> DATA:

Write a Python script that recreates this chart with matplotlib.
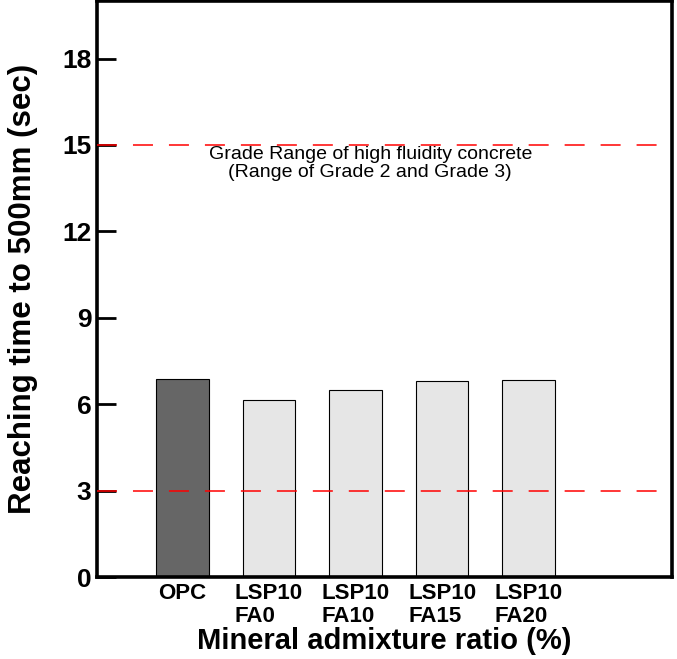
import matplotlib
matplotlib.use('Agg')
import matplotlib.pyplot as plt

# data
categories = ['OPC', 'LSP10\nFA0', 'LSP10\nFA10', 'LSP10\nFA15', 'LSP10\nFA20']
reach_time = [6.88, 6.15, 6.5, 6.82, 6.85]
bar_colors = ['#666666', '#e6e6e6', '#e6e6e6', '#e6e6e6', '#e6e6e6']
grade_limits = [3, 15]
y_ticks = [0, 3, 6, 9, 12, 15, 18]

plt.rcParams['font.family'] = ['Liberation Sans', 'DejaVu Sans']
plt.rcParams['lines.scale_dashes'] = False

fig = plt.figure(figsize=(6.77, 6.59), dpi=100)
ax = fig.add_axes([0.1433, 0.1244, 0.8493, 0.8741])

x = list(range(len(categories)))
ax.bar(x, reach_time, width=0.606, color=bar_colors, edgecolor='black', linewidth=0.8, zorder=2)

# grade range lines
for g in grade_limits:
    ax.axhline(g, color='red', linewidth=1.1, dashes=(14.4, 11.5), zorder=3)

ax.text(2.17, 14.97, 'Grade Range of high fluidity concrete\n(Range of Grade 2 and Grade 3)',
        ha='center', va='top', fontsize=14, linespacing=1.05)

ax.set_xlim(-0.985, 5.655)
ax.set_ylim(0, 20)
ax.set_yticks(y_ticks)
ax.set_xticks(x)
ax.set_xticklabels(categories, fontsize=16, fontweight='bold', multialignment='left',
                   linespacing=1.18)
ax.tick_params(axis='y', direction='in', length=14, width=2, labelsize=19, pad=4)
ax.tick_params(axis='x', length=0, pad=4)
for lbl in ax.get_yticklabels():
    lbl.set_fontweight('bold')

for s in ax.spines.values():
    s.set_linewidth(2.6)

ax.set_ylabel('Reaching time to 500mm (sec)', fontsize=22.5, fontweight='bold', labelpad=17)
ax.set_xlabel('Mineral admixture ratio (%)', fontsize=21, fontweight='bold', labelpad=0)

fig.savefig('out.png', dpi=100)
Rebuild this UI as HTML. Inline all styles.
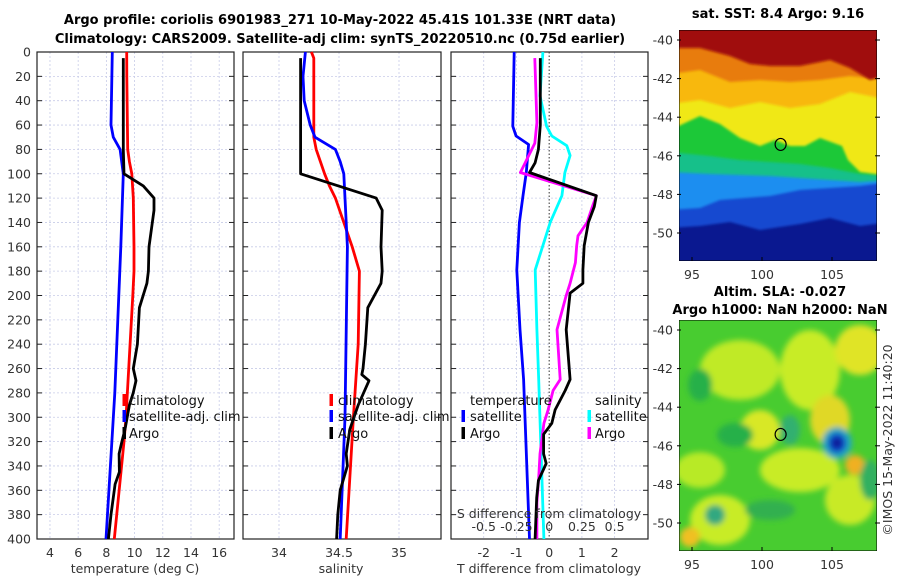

> PROMPT:
Write out the lines from the start of the material to the line with "s.set_linewidth(2.6)", inclusive and exactly. Skip the pictures.

> ANSWER TO THE TASK:
Write a Python script that recreates this chart with matplotlib.
import matplotlib
matplotlib.use('Agg')
import matplotlib.pyplot as plt

# data
categories = ['OPC', 'LSP10\nFA0', 'LSP10\nFA10', 'LSP10\nFA15', 'LSP10\nFA20']
reach_time = [6.88, 6.15, 6.5, 6.82, 6.85]
bar_colors = ['#666666', '#e6e6e6', '#e6e6e6', '#e6e6e6', '#e6e6e6']
grade_limits = [3, 15]
y_ticks = [0, 3, 6, 9, 12, 15, 18]

plt.rcParams['font.family'] = ['Liberation Sans', 'DejaVu Sans']
plt.rcParams['lines.scale_dashes'] = False

fig = plt.figure(figsize=(6.77, 6.59), dpi=100)
ax = fig.add_axes([0.1433, 0.1244, 0.8493, 0.8741])

x = list(range(len(categories)))
ax.bar(x, reach_time, width=0.606, color=bar_colors, edgecolor='black', linewidth=0.8, zorder=2)

# grade range lines
for g in grade_limits:
    ax.axhline(g, color='red', linewidth=1.1, dashes=(14.4, 11.5), zorder=3)

ax.text(2.17, 14.97, 'Grade Range of high fluidity concrete\n(Range of Grade 2 and Grade 3)',
        ha='center', va='top', fontsize=14, linespacing=1.05)

ax.set_xlim(-0.985, 5.655)
ax.set_ylim(0, 20)
ax.set_yticks(y_ticks)
ax.set_xticks(x)
ax.set_xticklabels(categories, fontsize=16, fontweight='bold', multialignment='left',
                   linespacing=1.18)
ax.tick_params(axis='y', direction='in', length=14, width=2, labelsize=19, pad=4)
ax.tick_params(axis='x', length=0, pad=4)
for lbl in ax.get_yticklabels():
    lbl.set_fontweight('bold')

for s in ax.spines.values():
    s.set_linewidth(2.6)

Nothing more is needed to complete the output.